I have a job creating designs for bids for a construction company. We were bidding on a job to build a new bypass through a range of mountains - a major project. For the covers on all the folders and titlepages I created a vector illustration which mimicked a woodcut effect, as people used to use in early printing. As they were printing with only black ink, illustrators cut cross-hatched lines as shading.
First, I created a brush in Illustrator which looked rough like a woodcut slash. Using this brush which narrowed off as I used it, I could brush one stroke at a time. Theoretically I could have brushed all the cross-hatching one stroke at a time "by hand" on the computer, but it would have been very difficult to do. SO you brush at two ends of the row, along a line you have drawn that defines the slope. (See top centre of screenshot below.)

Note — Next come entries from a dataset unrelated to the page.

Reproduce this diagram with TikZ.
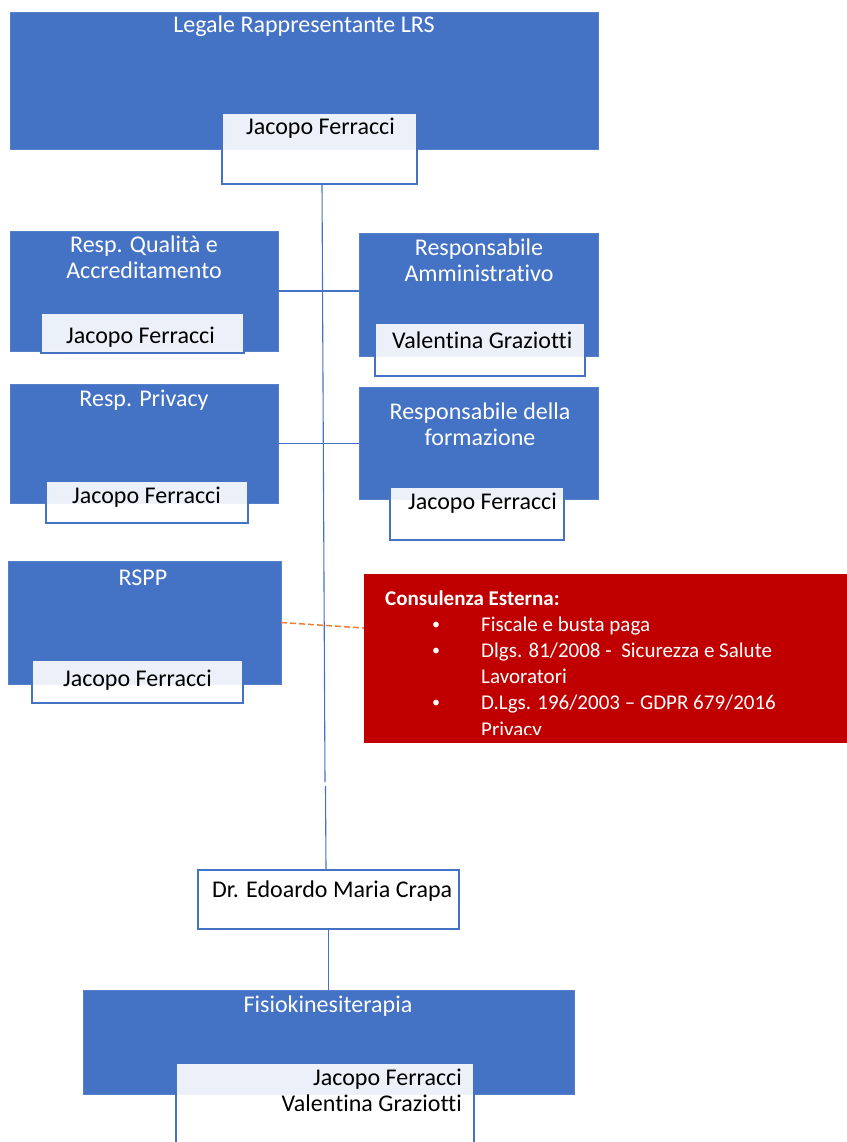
\documentclass[tikz,border=0pt]{standalone}
\usepackage{fontspec}
\setmainfont{Carlito}[Ligatures=NoCommon]
\usetikzlibrary{calc}
\definecolor{oblue}{HTML}{4472C4}
\definecolor{ored}{HTML}{C00000}
\definecolor{oorange}{HTML}{ED7D31}
\tikzset{
  basebox/.style={anchor=north west, inner sep=0pt, outer sep=0pt},
  bluebox/.style={basebox, fill=oblue, draw=oblue!90!white, line width=0.6pt},
  namebox/.style={basebox, fill=white, fill opacity=0.9, draw=oblue, line width=1.8pt},
  wbox/.style={basebox, fill=white, fill opacity=0.92, draw=oblue, line width=2pt},
  redbox/.style={basebox, fill=ored},
  ttltxt/.style={anchor=base, inner sep=0pt, text=white, align=center, font=\fontsize{24}{26}\selectfont},
  nametxt/.style={anchor=base west, inner sep=0pt, text=black, font=\fontsize{24}{26}\selectfont},
  redtxt/.style={anchor=base west, inner sep=0pt, text=white, font=\fontsize{21}{26}\selectfont},
  conn/.style={draw=oblue, line width=1.1pt},
  dashconn/.style={draw=oorange, line width=1.5pt, dash pattern=on 6pt off 3pt}
}
\begin{document}
\begin{tikzpicture}[x=1pt,y=-1pt]
\useasboundingbox (0,0) rectangle (846,1142);
\fill[white] (0,0) rectangle (846,1142);

% blue boxes
\node[bluebox, minimum width=588, minimum height=137] (b0) at (10,12) {};
\node[bluebox, minimum width=268, minimum height=120] (b1) at (10,231) {};
\node[bluebox, minimum width=239, minimum height=123] (b2) at (359,233) {};
\node[bluebox, minimum width=268, minimum height=119] (b3) at (10,384) {};
\node[bluebox, minimum width=239, minimum height=112] (b4) at (359,387) {};
\node[bluebox, minimum width=273, minimum height=123] (b5) at (8,561) {};
\node[bluebox, minimum width=491, minimum height=104] (b6) at (83,990) {};
\node[redbox, minimum width=490, minimum height=169] (red) at (364,574) {};

% name boxes
\node[namebox, minimum width=195, minimum height=71] (n0) at (222,113) {};
\node[namebox, minimum width=203, minimum height=40] (n1) at (41,313) {};
\node[namebox, minimum width=210, minimum height=53] (n2) at (375,323) {};
\node[namebox, minimum width=202, minimum height=42] (n3) at (46,481) {};
\node[namebox, minimum width=174, minimum height=53] (n4) at (390,487) {};
\node[namebox, minimum width=211, minimum height=43] (n5) at (32,660) {};
\node[namebox, minimum width=298, minimum height=100] (n6) at (176,1063) {};

% connectors
\coordinate (g1) at (325,782);
\coordinate (g2) at (325.5,786);
\draw[conn] ([xshift=2.5]n0.south) -- (g1);
\node[wbox, minimum width=261, minimum height=59] (crapa) at (198,870) {};
\draw[conn] (g2) -- ([xshift=-2.5]crapa.north);
\draw[conn] (crapa.south) -- (crapa.south |- b6.north);
\draw[conn] (b1.east) -- (b1.east -| b2.west);
\draw[conn] (b3.east) -- (b3.east -| b4.west);
\draw[dashconn] (b5.east) -- ($(red.north west)+(0,54)$);

% titles (multi-line nodes: base = last line)
\node[ttltxt] (t0) at (304,33) {Legale Rappresentante LRS};
\node[ttltxt] (t1) at (144,278) {Resp. Qualità e\\Accreditamento};
\node[ttltxt] (t2) at (479,281) {Responsabile\\Amministrativo};
\node[ttltxt] (t3) at (144,406) {Resp. Privacy};
\node[ttltxt] (t4) at (480,445) {Responsabile della\\formazione};
\node[ttltxt] (t5) at (143,585) {RSPP};
\node[ttltxt] (t6) at (328,1012) {Fisiokinesiterapia};

% names
\node[nametxt] (m0) at (246,135) {Jacopo Ferracci};
\node[nametxt] (m1) at (66,343) {Jacopo Ferracci};
\node[nametxt] (m2) at (392,348) {Valentina Graziotti};
\node[nametxt] (m3) at (72,503) {Jacopo Ferracci};
\node[nametxt] (m4) at (408,509) {Jacopo Ferracci};
\node[nametxt] (m5) at (63,686) {Jacopo Ferracci};
\node[nametxt] (m7) at (212,897) {Dr. Edoardo Maria Crapa};
\node[nametxt, anchor=base east, align=right] (m6) at (462,1111) {Jacopo Ferracci\\Valentina Graziotti};

% red box text
\begin{scope}
\clip (364,574) rectangle (846,734);
\node[redtxt, font=\fontsize{21}{26}\selectfont\bfseries] (c0) at (385,605) {Consulenza Esterna:};
\node[redtxt, font=\fontsize{16}{26}\selectfont] (c1b) at (432,629) {•};
\node[redtxt] (c1) at (481,631) {Fiscale e busta paga};
\node[redtxt, font=\fontsize{16}{26}\selectfont] (c2b) at (432,655) {•};
\node[redtxt] (c2) at (481,657) {Dlgs. 81/2008 -~ Sicurezza e Salute};
\node[redtxt] (c3) at (481,683) {Lavoratori};
\node[redtxt, font=\fontsize{16}{26}\selectfont] (c4b) at (432,707) {•};
\node[redtxt] (c4) at (481,709) {D.Lgs. 196/2003 – GDPR 679/2016};
\node[redtxt] (c5) at (481,736) {Privacy};
\end{scope}
\end{tikzpicture}
\end{document}
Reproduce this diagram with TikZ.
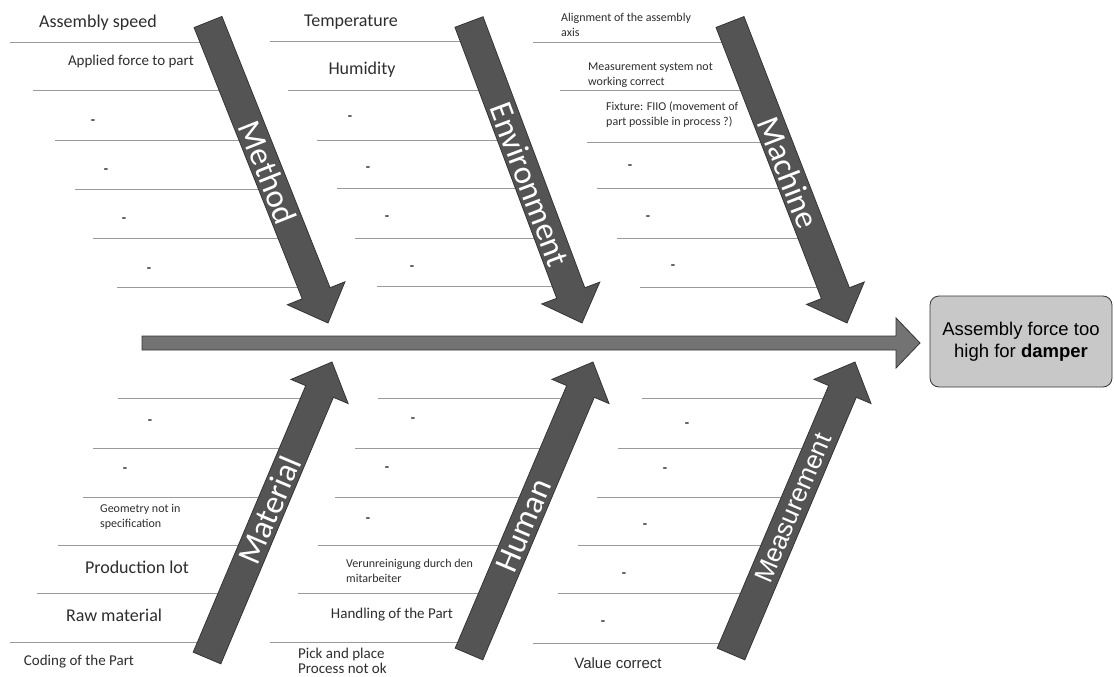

Then you choose both strokes, and choose BLEND under OBJECT. This will create a row of strokes that are perfectly spaced. Make sure you change BLEND OPTIONS to SPECIFIED STEPS. (You can also do this after.) Experiment with the options and see which is the best number of steps, perhaps 6, 5.. to shade the slope. (See top centre in screenshot below for blended strokes.)
Then, as you want to be able to erase at the base (where parts of stroke overlap your line), you EXPAND APPEARANCE, then EXPAND. Then you will have a vector shape which can be erased at will with the eraser. (See screenshots below.)
Another set of lines created shown in screenshots below. (And the first screenshot shows the set trimmed where it extended below line.)
At the end I definitely removed the Google Earth reference photo of the Tanui mountain range.
My fellow designer had the idea of using a gradient behind the mountain range as well - like a sunrise.